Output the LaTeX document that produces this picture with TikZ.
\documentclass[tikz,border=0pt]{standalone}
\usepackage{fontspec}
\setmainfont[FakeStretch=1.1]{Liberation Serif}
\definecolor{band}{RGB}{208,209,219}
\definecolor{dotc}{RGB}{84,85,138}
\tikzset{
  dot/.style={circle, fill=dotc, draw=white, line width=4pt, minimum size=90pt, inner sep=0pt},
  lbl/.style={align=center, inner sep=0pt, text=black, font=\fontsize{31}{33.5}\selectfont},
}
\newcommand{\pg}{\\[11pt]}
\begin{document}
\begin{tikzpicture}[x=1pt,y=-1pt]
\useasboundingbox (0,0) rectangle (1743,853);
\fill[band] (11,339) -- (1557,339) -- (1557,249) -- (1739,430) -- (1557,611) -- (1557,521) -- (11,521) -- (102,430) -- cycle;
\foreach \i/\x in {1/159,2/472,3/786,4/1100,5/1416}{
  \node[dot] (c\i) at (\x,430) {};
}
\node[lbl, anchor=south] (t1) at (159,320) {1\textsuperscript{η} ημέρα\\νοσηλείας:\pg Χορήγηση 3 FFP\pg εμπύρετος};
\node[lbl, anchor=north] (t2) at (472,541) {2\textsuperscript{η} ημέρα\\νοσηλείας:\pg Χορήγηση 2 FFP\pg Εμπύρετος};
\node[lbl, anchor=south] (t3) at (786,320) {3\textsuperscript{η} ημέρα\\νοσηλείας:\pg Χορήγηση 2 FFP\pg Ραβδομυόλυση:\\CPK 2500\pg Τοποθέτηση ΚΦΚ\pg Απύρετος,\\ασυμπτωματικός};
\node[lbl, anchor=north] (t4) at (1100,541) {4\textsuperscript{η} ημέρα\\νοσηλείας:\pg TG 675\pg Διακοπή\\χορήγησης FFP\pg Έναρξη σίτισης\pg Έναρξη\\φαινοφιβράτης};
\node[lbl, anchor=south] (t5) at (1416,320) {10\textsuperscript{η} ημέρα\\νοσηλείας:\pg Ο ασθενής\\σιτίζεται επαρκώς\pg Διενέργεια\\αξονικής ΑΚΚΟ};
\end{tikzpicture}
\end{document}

=======

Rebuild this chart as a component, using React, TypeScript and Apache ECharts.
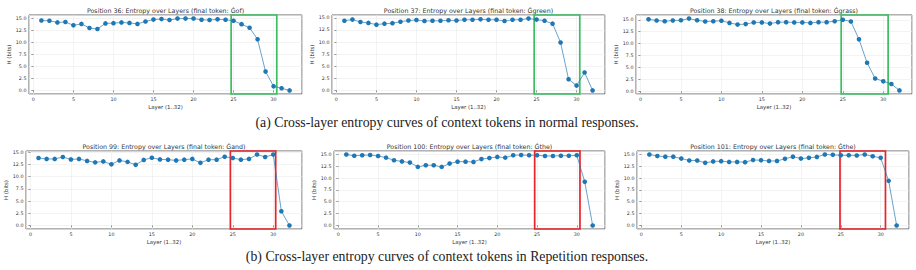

=======

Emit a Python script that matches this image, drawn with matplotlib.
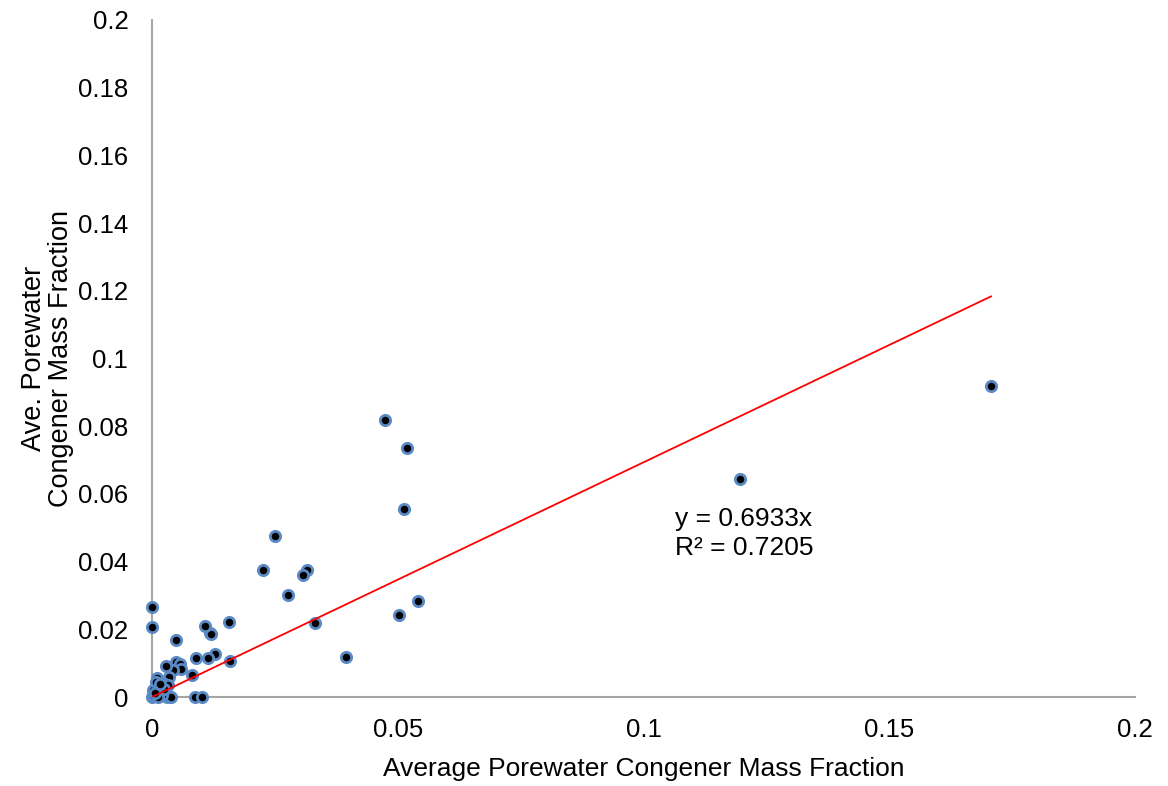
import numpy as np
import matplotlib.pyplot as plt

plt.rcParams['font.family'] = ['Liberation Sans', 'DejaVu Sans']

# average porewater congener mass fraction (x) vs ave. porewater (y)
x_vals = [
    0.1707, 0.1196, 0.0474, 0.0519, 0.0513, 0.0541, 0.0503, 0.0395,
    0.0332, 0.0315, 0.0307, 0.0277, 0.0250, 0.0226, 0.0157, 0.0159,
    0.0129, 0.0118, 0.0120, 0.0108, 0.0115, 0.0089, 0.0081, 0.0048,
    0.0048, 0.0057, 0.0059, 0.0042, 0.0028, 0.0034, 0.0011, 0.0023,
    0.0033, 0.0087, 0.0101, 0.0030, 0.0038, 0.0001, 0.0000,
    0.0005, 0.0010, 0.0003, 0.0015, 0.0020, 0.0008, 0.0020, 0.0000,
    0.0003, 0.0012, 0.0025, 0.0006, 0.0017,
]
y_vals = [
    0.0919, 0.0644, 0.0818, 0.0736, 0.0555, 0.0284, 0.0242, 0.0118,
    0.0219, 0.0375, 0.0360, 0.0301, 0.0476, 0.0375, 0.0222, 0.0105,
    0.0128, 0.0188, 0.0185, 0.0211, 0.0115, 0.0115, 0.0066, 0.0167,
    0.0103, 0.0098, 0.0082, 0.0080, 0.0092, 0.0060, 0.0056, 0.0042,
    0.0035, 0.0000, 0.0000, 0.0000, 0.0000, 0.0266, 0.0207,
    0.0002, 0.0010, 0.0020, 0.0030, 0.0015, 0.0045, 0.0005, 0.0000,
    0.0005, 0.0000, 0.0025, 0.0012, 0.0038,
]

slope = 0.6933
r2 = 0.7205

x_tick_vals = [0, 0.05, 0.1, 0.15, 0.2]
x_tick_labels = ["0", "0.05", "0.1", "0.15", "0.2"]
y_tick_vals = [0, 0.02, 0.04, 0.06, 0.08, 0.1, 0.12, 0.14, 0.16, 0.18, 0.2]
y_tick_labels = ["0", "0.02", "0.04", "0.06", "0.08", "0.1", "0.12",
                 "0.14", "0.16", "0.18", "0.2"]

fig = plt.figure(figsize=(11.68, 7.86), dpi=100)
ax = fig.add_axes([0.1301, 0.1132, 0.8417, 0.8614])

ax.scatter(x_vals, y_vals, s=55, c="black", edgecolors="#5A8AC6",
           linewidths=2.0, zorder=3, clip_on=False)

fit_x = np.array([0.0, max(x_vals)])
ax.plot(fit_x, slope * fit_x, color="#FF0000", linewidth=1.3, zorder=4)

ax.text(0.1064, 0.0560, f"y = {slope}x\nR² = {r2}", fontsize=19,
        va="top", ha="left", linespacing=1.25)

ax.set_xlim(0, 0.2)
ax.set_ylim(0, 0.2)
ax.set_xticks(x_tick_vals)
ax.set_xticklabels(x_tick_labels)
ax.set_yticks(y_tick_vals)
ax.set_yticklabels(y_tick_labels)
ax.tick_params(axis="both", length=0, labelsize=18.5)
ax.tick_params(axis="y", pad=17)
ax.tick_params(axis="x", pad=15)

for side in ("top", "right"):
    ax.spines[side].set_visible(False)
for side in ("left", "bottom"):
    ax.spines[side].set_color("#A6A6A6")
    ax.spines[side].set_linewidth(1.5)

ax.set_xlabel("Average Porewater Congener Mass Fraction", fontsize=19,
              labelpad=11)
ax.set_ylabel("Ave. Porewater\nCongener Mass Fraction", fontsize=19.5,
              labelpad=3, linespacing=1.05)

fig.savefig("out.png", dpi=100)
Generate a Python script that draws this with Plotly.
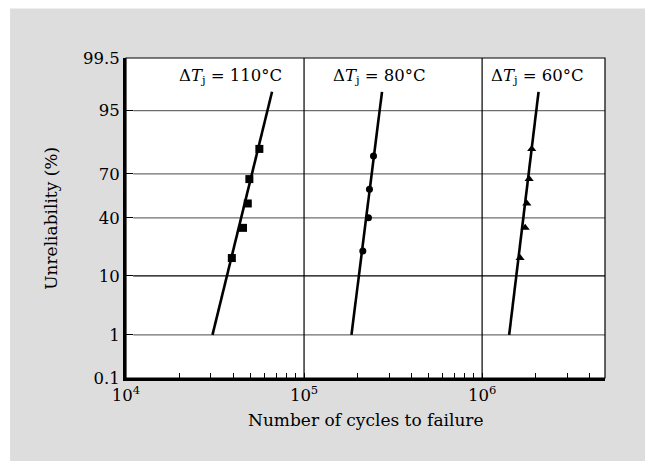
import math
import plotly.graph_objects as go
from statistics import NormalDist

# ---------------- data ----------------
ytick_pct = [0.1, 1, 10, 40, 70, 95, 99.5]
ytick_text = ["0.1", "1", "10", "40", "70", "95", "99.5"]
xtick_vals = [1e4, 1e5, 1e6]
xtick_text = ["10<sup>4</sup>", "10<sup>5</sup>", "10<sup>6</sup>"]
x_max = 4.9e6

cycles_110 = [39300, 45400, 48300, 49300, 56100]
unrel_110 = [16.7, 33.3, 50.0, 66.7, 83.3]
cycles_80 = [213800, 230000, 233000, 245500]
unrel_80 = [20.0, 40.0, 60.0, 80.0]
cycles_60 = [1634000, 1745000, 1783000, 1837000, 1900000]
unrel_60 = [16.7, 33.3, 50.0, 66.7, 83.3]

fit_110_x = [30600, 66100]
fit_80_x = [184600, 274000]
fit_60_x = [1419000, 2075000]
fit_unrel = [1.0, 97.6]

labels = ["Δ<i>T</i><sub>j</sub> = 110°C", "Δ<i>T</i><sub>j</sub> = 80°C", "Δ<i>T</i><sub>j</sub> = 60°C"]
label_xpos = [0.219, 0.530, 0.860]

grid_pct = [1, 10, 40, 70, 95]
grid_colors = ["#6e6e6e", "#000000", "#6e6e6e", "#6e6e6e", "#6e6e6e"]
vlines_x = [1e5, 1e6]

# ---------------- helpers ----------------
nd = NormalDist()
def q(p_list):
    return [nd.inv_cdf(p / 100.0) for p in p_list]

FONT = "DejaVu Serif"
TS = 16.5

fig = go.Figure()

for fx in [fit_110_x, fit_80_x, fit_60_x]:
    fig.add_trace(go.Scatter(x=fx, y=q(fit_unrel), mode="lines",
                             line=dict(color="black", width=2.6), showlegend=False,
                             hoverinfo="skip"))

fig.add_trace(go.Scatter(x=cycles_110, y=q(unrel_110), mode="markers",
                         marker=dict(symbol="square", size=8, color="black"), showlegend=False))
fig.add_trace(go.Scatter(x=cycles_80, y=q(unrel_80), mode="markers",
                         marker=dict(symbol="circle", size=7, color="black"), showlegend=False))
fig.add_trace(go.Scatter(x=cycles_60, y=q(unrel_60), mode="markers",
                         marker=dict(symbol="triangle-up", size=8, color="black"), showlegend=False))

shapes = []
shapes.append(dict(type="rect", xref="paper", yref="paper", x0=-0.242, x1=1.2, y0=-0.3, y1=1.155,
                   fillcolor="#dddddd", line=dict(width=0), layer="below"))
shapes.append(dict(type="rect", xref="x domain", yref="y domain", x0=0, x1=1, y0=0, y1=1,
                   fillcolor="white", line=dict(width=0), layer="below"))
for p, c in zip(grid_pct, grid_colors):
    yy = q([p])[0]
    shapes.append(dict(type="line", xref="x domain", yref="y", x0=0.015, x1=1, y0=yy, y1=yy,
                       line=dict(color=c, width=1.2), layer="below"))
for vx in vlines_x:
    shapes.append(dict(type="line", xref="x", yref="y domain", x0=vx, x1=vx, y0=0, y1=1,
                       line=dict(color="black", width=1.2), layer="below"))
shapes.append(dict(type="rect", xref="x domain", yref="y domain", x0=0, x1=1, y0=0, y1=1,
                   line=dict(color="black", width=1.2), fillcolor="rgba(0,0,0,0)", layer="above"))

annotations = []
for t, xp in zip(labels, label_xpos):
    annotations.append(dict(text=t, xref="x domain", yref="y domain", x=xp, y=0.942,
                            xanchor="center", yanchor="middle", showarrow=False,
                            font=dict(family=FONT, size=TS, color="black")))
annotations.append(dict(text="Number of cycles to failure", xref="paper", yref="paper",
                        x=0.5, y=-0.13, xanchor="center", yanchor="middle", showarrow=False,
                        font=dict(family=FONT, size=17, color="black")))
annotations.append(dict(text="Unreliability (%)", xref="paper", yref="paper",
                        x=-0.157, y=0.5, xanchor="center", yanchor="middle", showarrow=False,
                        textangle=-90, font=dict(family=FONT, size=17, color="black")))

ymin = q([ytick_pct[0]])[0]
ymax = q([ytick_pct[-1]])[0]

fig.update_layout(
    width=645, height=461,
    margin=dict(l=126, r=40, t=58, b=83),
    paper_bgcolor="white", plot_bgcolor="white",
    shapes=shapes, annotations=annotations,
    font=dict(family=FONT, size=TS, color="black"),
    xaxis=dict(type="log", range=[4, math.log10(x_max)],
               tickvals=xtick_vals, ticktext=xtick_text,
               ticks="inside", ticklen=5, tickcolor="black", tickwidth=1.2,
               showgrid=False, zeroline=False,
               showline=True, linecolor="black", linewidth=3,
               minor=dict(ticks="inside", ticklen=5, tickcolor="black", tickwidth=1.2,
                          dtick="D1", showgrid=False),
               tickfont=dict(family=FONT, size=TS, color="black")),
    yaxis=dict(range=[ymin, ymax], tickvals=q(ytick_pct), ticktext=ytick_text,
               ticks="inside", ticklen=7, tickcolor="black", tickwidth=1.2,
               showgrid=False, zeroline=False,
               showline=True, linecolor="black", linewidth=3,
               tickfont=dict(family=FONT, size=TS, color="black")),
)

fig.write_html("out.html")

=======

• Exercise: Find the word "this" in the records and pull out each line that has it.

• In response:
Output the LaTeX document that produces this picture with TikZ.
Rebuild this chart as a component, using React, TypeScript and Apache ECharts.
Emit a Python script that matches this image, drawn with matplotlib.
Generate a Python script that draws this with Plotly.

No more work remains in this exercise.